Gabrielle Wittkop (Nantes, 1920-Frankfurt, 2002).
Su estilo rico y suntuoso, así como su temática, recuerdan a la obra del Marqués de Sade, de Lau-tréamont o de Edgar Allan Poe. Lectora precoz, a los 6 años ya disfrutaba de los clásicos franceses, a los 20 había leído toda la gran biblioteca paterna de su casa natal en Nantes, con una especial predilección por el siglo XVIII. Para entonces, Francia estaba ocupada por los nazis.

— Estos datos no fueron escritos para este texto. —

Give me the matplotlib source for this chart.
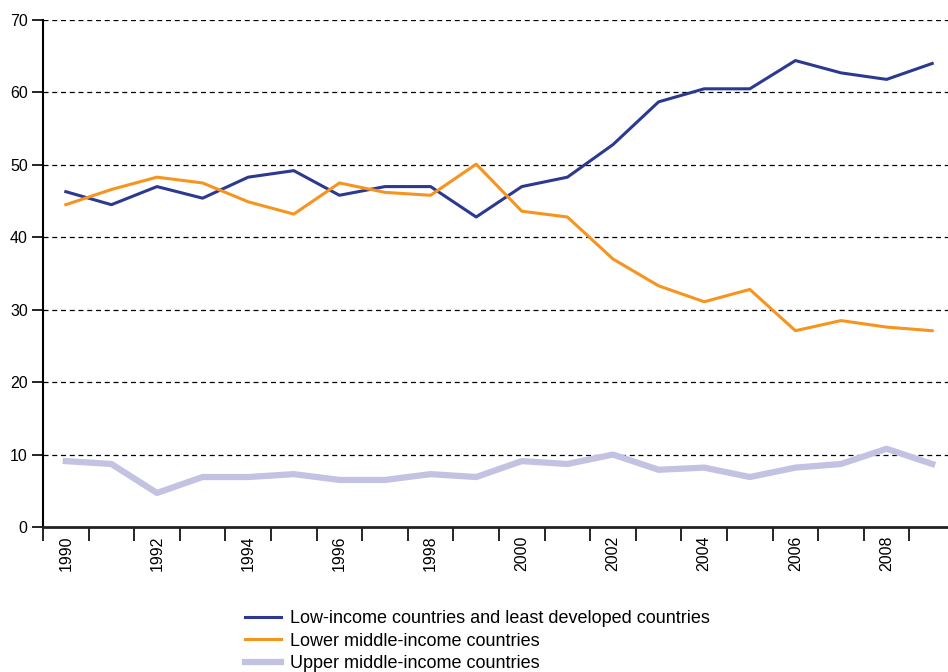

La casualidad llevó a Gabrielle a conocer en París a un desertor alemán, homosexual, Justus Wittkop, con el que se casaría al terminar la guerra, un matrimonio que Gabrielle calificó como un «enlace intelectual». La pareja se instaló en Alemania donde Gabrielle residió hasta su muerte. Esta mujer asombrosa, viajera empedernida, que recorrió todos los rincones del mundo, que afirmaba su total ausencia de sentimientos religiosos, su disgusto por la familia y su desprecio por todo nacionalismo, se dará muerte a los 82 años, para evitar la terrible degeneración que le prometía un cáncer en fase avanzada. Es autora entre otras novelas de Cada día es un árbol que cae (Cabaret Voltaire, 2021), La mort de C.(1975), Sérénissime assassinat (2001), La marchande d’enfants (2003).
“Soy un hombre libre, y hay muy pocos de ellos hoy en día. Los hombres libres no son hombres de carrera”. Así se expresó Gabrielle Wittkop poco antes de suicidarse. Su género era hombre, había nacido mujer, fue periodista, publicista, no pisó jamás la escuela, y además de enseñarse a sí misma nunca creyó en una de las mayores religiones de la humanidad: el amor. La única relación duradera de su vida fue con su marido, con quien no se acostaba y cuya convivencia respondía a un contrato de conveniencia intelectual, según sus palabras. Tenía demasiado carácter para llevarse verdaderamente bien con nadie, y sobrada personalidad para que su escritura dejara indiferente. Por eso la primera novela que escribió tiene por protagonista a un necrófilo. Roba cadáveres de ambos sexos, seleccionados cuerpos que ama brevemente, justo antes de que comiencen a heder y arrojar fluidos.